* [Objective]:
Set the listing down again in full, word for word, with the pictures left out.

* [Collected data]:
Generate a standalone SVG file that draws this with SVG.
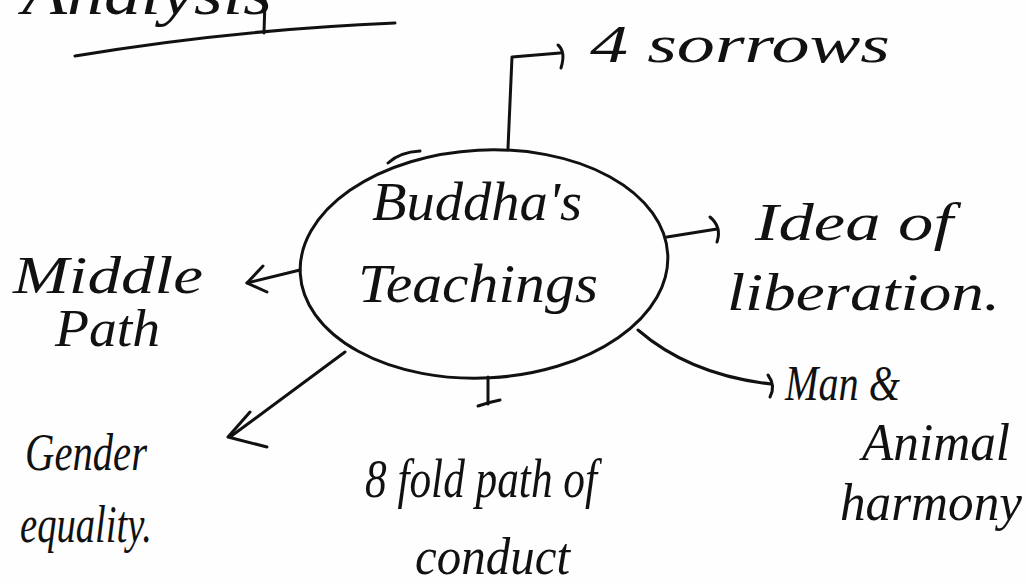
<svg xmlns="http://www.w3.org/2000/svg" width="1027" height="585" viewBox="0 0 1027 585">
<style>
.ln{fill:none;stroke:#111;stroke-width:3;stroke-linecap:round;stroke-linejoin:round}
.t{font-family:"Liberation Serif","DejaVu Serif",serif;font-style:italic;fill:#111}
</style>
<rect width="1027" height="585" fill="#fefefe"/>
<g id="title">
<text class="t" x="22" y="14" font-size="62" textLength="250" lengthAdjust="spacingAndGlyphs">Analysis</text>
<path class="ln" d="M75 56 Q230 30 395 23"/>
<path class="ln" d="M265 0 L264 33"/>
</g>
<g id="center">
<ellipse class="ln" cx="484" cy="264" rx="184" ry="114" transform="rotate(-3 484 264)"/>
<path class="ln" d="M388 163 Q400 152 420 151"/>
<text class="t" x="372" y="220" font-size="54" textLength="210" lengthAdjust="spacingAndGlyphs">Buddha's</text>
<text class="t" x="358" y="302" font-size="54" textLength="240" lengthAdjust="spacingAndGlyphs">Teachings</text>
</g>
<g id="sorrows">
<text class="t" x="590" y="62" font-size="52" textLength="300" lengthAdjust="spacingAndGlyphs">4 sorrows</text>
</g>
<g id="idea">
<text class="t" x="755" y="240" font-size="52" textLength="198" lengthAdjust="spacingAndGlyphs">Idea of</text>
<text class="t" x="727" y="310" font-size="52" textLength="273" lengthAdjust="spacingAndGlyphs">liberation.</text>
</g>
<g id="middle">
<text class="t" x="13" y="293" font-size="52" textLength="190" lengthAdjust="spacingAndGlyphs">Middle</text>
<text class="t" x="55" y="346" font-size="52" textLength="105" lengthAdjust="spacingAndGlyphs">Path</text>
</g>
<g id="man">
<text class="t" x="785" y="400" font-size="50" textLength="115" lengthAdjust="spacingAndGlyphs">Man &amp;</text>
<text class="t" x="862" y="460" font-size="52" textLength="148" lengthAdjust="spacingAndGlyphs">Animal</text>
<text class="t" x="840" y="520" font-size="52" textLength="182" lengthAdjust="spacingAndGlyphs">harmony</text>
</g>
<g id="eightfold">
<text class="t" x="365" y="497" font-size="54" textLength="232" lengthAdjust="spacingAndGlyphs">8 fold path of</text>
<text class="t" x="415" y="574" font-size="52" textLength="155" lengthAdjust="spacingAndGlyphs">conduct</text>
</g>
<g id="gender">
<text class="t" x="25" y="470" font-size="52" textLength="122" lengthAdjust="spacingAndGlyphs">Gender</text>
<text class="t" x="20" y="542" font-size="52" textLength="132" lengthAdjust="spacingAndGlyphs">equality.</text>
</g>
<g id="connectors">
<path class="ln" d="M508 148 L512 57 L560 53"/>
<path class="ln" d="M558 45 Q566 52 561 68"/>
<path class="ln" d="M667 237 L717 229"/>
<path class="ln" d="M710 217 Q722 227 717 242"/>
<path class="ln" d="M300 270 L247 283"/>
<path class="ln" d="M263 266 L247 283 L267 292"/>
<path class="ln" d="M638 330 Q690 375 771 384"/>
<path class="ln" d="M768 375 Q776 386 770 397"/>
<path class="ln" d="M488 377 L488 404"/>
<path class="ln" d="M478 406 Q490 402 500 400"/>
<path class="ln" d="M345 352 L230 437"/>
<path class="ln" d="M250 412 L228 437 L267 447"/>
</g>
</svg>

* [Correct result]:
Generate a standalone SVG file that draws this with SVG.
<svg xmlns="http://www.w3.org/2000/svg" width="1027" height="585" viewBox="0 0 1027 585">
<style>
.ln{fill:none;stroke:#111;stroke-width:3;stroke-linecap:round;stroke-linejoin:round}
.t{font-family:"Liberation Serif","DejaVu Serif",serif;font-style:italic;fill:#111}
</style>
<rect width="1027" height="585" fill="#fefefe"/>
<g id="title">
<text class="t" x="22" y="14" font-size="62" textLength="250" lengthAdjust="spacingAndGlyphs">Analysis</text>
<path class="ln" d="M75 56 Q230 30 395 23"/>
<path class="ln" d="M265 0 L264 33"/>
</g>
<g id="center">
<ellipse class="ln" cx="484" cy="264" rx="184" ry="114" transform="rotate(-3 484 264)"/>
<path class="ln" d="M388 163 Q400 152 420 151"/>
<text class="t" x="372" y="220" font-size="54" textLength="210" lengthAdjust="spacingAndGlyphs">Buddha's</text>
<text class="t" x="358" y="302" font-size="54" textLength="240" lengthAdjust="spacingAndGlyphs">Teachings</text>
</g>
<g id="sorrows">
<text class="t" x="590" y="62" font-size="52" textLength="300" lengthAdjust="spacingAndGlyphs">4 sorrows</text>
</g>
<g id="idea">
<text class="t" x="755" y="240" font-size="52" textLength="198" lengthAdjust="spacingAndGlyphs">Idea of</text>
<text class="t" x="727" y="310" font-size="52" textLength="273" lengthAdjust="spacingAndGlyphs">liberation.</text>
</g>
<g id="middle">
<text class="t" x="13" y="293" font-size="52" textLength="190" lengthAdjust="spacingAndGlyphs">Middle</text>
<text class="t" x="55" y="346" font-size="52" textLength="105" lengthAdjust="spacingAndGlyphs">Path</text>
</g>
<g id="man">
<text class="t" x="785" y="400" font-size="50" textLength="115" lengthAdjust="spacingAndGlyphs">Man &amp;</text>
<text class="t" x="862" y="460" font-size="52" textLength="148" lengthAdjust="spacingAndGlyphs">Animal</text>
<text class="t" x="840" y="520" font-size="52" textLength="182" lengthAdjust="spacingAndGlyphs">harmony</text>
</g>
<g id="eightfold">
<text class="t" x="365" y="497" font-size="54" textLength="232" lengthAdjust="spacingAndGlyphs">8 fold path of</text>
<text class="t" x="415" y="574" font-size="52" textLength="155" lengthAdjust="spacingAndGlyphs">conduct</text>
</g>
<g id="gender">
<text class="t" x="25" y="470" font-size="52" textLength="122" lengthAdjust="spacingAndGlyphs">Gender</text>
<text class="t" x="20" y="542" font-size="52" textLength="132" lengthAdjust="spacingAndGlyphs">equality.</text>
</g>
<g id="connectors">
<path class="ln" d="M508 148 L512 57 L560 53"/>
<path class="ln" d="M558 45 Q566 52 561 68"/>
<path class="ln" d="M667 237 L717 229"/>
<path class="ln" d="M710 217 Q722 227 717 242"/>
<path class="ln" d="M300 270 L247 283"/>
<path class="ln" d="M263 266 L247 283 L267 292"/>
<path class="ln" d="M638 330 Q690 375 771 384"/>
<path class="ln" d="M768 375 Q776 386 770 397"/>
<path class="ln" d="M488 377 L488 404"/>
<path class="ln" d="M478 406 Q490 402 500 400"/>
<path class="ln" d="M345 352 L230 437"/>
<path class="ln" d="M250 412 L228 437 L267 447"/>
</g>
</svg>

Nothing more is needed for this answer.